[INSTRUCTIONS TO FOLLOW]
Exactly reproduce the lines that run from the one containing "Reproduce this chart with Chart.js." through the one containing "const seriesNames = ['Data", ends included, with no pictures.

(Plotting code records)
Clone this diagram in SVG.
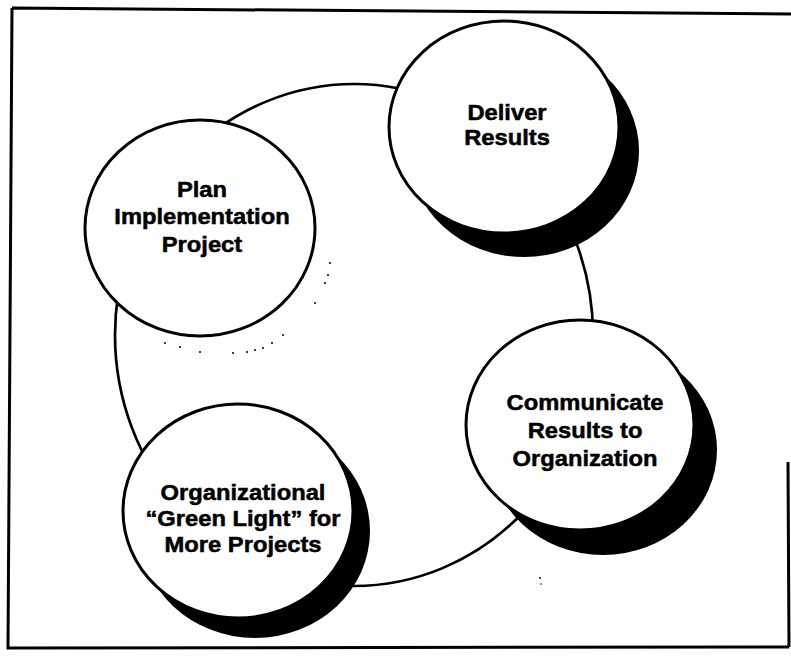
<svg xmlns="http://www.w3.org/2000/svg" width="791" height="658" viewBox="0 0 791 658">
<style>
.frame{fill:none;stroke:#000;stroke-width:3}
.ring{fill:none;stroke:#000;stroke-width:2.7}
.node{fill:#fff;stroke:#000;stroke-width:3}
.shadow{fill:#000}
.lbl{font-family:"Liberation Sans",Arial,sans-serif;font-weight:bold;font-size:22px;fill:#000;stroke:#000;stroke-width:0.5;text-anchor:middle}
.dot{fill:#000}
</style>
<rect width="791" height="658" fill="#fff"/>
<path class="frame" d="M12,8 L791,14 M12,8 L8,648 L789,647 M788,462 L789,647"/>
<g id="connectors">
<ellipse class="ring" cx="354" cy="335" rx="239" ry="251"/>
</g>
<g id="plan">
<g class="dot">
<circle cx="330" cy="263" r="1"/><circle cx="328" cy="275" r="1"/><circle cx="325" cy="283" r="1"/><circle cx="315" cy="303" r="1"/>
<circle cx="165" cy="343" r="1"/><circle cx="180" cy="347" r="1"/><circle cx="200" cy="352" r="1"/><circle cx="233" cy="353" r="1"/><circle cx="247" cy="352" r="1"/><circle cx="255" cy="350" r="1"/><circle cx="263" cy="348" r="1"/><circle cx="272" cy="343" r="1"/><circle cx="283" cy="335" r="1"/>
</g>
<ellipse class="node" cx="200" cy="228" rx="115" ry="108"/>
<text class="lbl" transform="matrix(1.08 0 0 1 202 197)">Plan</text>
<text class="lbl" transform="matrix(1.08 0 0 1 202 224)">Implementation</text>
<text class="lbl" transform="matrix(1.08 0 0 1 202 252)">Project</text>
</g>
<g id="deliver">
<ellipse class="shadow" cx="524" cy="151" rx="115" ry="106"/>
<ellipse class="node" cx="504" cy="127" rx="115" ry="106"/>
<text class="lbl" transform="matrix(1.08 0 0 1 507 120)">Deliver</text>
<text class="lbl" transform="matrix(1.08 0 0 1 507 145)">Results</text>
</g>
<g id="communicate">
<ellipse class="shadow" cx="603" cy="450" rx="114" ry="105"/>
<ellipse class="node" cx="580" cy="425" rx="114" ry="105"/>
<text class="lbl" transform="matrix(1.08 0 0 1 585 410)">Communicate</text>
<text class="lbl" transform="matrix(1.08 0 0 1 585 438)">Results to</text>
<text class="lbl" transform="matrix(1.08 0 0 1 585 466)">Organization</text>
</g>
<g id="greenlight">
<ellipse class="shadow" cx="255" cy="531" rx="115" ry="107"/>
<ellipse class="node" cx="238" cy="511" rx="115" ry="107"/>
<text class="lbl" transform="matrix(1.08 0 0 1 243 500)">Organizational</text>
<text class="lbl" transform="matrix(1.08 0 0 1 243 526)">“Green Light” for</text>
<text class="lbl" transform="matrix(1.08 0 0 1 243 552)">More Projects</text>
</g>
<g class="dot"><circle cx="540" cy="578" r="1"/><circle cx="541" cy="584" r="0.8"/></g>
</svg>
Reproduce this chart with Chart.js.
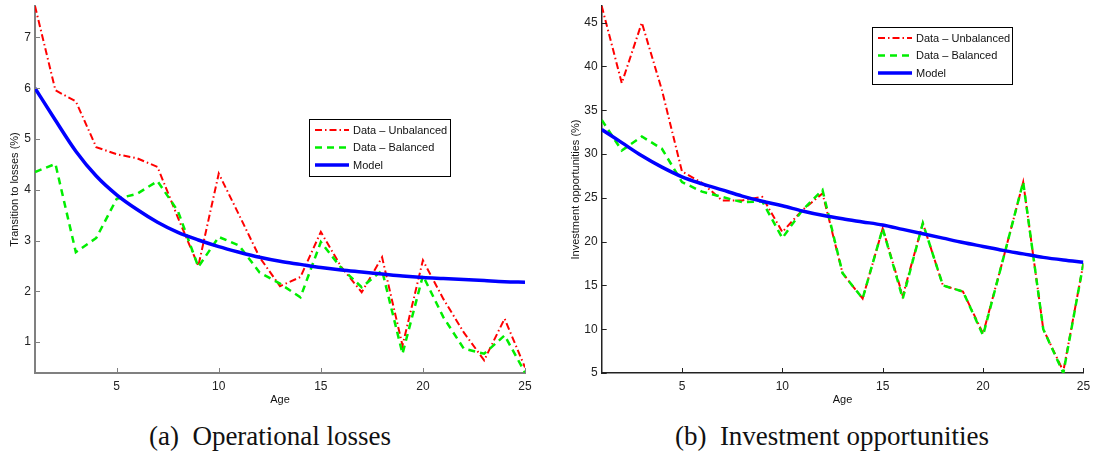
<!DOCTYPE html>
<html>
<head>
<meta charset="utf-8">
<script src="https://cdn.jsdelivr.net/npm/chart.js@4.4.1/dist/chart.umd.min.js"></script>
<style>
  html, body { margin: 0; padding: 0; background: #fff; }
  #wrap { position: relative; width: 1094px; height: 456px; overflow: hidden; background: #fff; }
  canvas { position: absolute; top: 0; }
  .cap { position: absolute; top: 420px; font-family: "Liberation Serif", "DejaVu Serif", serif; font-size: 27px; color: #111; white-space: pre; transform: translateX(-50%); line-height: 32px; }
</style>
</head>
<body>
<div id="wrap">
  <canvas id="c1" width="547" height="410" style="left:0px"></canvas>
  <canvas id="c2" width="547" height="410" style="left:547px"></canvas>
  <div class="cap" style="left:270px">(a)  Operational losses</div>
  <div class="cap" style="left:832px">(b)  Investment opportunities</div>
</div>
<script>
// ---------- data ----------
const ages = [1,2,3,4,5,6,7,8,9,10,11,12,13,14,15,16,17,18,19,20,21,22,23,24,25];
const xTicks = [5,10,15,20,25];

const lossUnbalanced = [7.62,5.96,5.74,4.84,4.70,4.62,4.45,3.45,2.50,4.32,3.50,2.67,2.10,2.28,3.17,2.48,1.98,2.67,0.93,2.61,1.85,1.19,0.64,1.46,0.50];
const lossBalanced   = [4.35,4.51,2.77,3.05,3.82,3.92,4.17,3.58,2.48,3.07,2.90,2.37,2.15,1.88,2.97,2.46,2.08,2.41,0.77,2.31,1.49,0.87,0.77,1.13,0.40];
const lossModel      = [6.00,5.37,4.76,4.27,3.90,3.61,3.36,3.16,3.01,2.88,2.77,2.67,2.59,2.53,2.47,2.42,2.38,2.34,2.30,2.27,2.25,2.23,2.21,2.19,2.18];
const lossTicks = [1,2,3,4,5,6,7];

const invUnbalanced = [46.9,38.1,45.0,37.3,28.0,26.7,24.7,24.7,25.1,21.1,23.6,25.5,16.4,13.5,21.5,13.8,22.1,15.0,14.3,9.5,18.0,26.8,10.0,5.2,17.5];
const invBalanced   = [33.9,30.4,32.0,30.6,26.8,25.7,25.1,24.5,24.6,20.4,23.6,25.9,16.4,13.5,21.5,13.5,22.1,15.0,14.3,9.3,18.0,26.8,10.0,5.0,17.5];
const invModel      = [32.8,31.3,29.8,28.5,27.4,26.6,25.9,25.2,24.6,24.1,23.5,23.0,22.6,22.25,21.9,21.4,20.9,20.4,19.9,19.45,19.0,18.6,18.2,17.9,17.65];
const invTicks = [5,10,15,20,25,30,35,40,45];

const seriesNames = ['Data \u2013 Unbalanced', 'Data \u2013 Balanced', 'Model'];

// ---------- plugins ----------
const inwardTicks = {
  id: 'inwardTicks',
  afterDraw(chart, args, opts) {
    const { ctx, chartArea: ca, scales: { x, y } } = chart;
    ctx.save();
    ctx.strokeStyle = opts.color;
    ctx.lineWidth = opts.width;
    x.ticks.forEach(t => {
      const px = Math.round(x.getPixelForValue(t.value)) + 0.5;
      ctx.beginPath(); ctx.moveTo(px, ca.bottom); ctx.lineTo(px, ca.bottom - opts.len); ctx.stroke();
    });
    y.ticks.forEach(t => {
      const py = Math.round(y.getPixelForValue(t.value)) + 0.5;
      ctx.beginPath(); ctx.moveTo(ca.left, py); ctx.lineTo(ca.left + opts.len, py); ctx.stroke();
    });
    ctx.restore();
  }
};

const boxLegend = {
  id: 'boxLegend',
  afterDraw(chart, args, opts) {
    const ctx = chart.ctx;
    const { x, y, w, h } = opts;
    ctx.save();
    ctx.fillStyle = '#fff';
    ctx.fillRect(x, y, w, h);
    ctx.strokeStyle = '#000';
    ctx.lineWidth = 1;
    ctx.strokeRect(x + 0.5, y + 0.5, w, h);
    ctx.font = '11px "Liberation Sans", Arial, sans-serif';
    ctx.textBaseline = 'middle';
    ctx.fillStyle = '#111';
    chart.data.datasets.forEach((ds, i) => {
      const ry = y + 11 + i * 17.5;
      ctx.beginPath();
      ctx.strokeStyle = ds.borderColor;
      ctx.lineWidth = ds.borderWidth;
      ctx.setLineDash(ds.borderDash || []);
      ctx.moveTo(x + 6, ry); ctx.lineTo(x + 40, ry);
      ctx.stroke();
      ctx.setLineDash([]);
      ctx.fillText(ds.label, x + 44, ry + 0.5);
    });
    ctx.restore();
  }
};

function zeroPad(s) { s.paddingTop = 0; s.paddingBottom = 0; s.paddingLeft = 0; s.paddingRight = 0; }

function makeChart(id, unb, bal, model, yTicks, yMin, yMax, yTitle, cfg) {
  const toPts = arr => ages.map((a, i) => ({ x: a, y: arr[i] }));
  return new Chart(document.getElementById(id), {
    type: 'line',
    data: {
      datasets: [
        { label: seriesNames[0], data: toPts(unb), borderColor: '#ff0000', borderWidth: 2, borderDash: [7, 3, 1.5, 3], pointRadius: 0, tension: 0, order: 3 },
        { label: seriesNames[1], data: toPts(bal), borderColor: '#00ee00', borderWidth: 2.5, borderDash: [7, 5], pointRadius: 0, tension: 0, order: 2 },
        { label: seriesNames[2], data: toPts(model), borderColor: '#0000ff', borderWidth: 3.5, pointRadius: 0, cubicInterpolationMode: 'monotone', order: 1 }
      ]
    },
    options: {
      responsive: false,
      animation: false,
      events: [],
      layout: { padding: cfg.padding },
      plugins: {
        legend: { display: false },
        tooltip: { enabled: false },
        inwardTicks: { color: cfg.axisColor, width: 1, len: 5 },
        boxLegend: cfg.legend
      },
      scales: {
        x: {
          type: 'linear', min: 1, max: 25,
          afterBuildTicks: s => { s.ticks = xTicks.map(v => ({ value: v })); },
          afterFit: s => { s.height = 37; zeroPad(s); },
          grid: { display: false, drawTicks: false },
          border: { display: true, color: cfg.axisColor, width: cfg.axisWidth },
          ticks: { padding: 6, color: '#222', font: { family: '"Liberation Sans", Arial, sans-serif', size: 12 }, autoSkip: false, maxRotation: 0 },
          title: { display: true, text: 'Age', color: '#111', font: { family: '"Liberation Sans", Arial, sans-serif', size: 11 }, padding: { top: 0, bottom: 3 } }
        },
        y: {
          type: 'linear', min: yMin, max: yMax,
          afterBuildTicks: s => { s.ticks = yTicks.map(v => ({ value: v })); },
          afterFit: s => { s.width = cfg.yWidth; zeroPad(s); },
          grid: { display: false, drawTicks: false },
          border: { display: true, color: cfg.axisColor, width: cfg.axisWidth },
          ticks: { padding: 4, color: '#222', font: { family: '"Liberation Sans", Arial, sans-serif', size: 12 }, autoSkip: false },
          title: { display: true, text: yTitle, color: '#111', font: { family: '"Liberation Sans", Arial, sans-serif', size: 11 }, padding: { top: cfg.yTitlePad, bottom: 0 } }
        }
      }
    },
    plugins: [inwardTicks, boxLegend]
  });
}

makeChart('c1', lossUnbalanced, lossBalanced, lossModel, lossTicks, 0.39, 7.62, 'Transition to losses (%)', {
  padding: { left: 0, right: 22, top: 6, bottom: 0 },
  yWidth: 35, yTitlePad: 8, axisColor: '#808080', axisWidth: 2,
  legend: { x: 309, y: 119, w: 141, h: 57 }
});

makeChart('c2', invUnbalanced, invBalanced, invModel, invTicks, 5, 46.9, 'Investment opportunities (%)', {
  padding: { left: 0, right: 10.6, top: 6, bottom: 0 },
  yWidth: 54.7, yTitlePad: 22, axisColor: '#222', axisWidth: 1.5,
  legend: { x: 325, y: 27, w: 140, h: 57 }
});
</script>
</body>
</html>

[REPLY TO THE TASK]
Reproduce this chart with Chart.js.
<!DOCTYPE html>
<html>
<head>
<meta charset="utf-8">
<script src="https://cdn.jsdelivr.net/npm/chart.js@4.4.1/dist/chart.umd.min.js"></script>
<style>
  html, body { margin: 0; padding: 0; background: #fff; }
  #wrap { position: relative; width: 1094px; height: 456px; overflow: hidden; background: #fff; }
  canvas { position: absolute; top: 0; }
  .cap { position: absolute; top: 420px; font-family: "Liberation Serif", "DejaVu Serif", serif; font-size: 27px; color: #111; white-space: pre; transform: translateX(-50%); line-height: 32px; }
</style>
</head>
<body>
<div id="wrap">
  <canvas id="c1" width="547" height="410" style="left:0px"></canvas>
  <canvas id="c2" width="547" height="410" style="left:547px"></canvas>
  <div class="cap" style="left:270px">(a)  Operational losses</div>
  <div class="cap" style="left:832px">(b)  Investment opportunities</div>
</div>
<script>
// ---------- data ----------
const ages = [1,2,3,4,5,6,7,8,9,10,11,12,13,14,15,16,17,18,19,20,21,22,23,24,25];
const xTicks = [5,10,15,20,25];

const lossUnbalanced = [7.62,5.96,5.74,4.84,4.70,4.62,4.45,3.45,2.50,4.32,3.50,2.67,2.10,2.28,3.17,2.48,1.98,2.67,0.93,2.61,1.85,1.19,0.64,1.46,0.50];
const lossBalanced   = [4.35,4.51,2.77,3.05,3.82,3.92,4.17,3.58,2.48,3.07,2.90,2.37,2.15,1.88,2.97,2.46,2.08,2.41,0.77,2.31,1.49,0.87,0.77,1.13,0.40];
const lossModel      = [6.00,5.37,4.76,4.27,3.90,3.61,3.36,3.16,3.01,2.88,2.77,2.67,2.59,2.53,2.47,2.42,2.38,2.34,2.30,2.27,2.25,2.23,2.21,2.19,2.18];
const lossTicks = [1,2,3,4,5,6,7];

const invUnbalanced = [46.9,38.1,45.0,37.3,28.0,26.7,24.7,24.7,25.1,21.1,23.6,25.5,16.4,13.5,21.5,13.8,22.1,15.0,14.3,9.5,18.0,26.8,10.0,5.2,17.5];
const invBalanced   = [33.9,30.4,32.0,30.6,26.8,25.7,25.1,24.5,24.6,20.4,23.6,25.9,16.4,13.5,21.5,13.5,22.1,15.0,14.3,9.3,18.0,26.8,10.0,5.0,17.5];
const invModel      = [32.8,31.3,29.8,28.5,27.4,26.6,25.9,25.2,24.6,24.1,23.5,23.0,22.6,22.25,21.9,21.4,20.9,20.4,19.9,19.45,19.0,18.6,18.2,17.9,17.65];
const invTicks = [5,10,15,20,25,30,35,40,45];

const seriesNames = ['Data \u2013 Unbalanced', 'Data \u2013 Balanced', 'Model'];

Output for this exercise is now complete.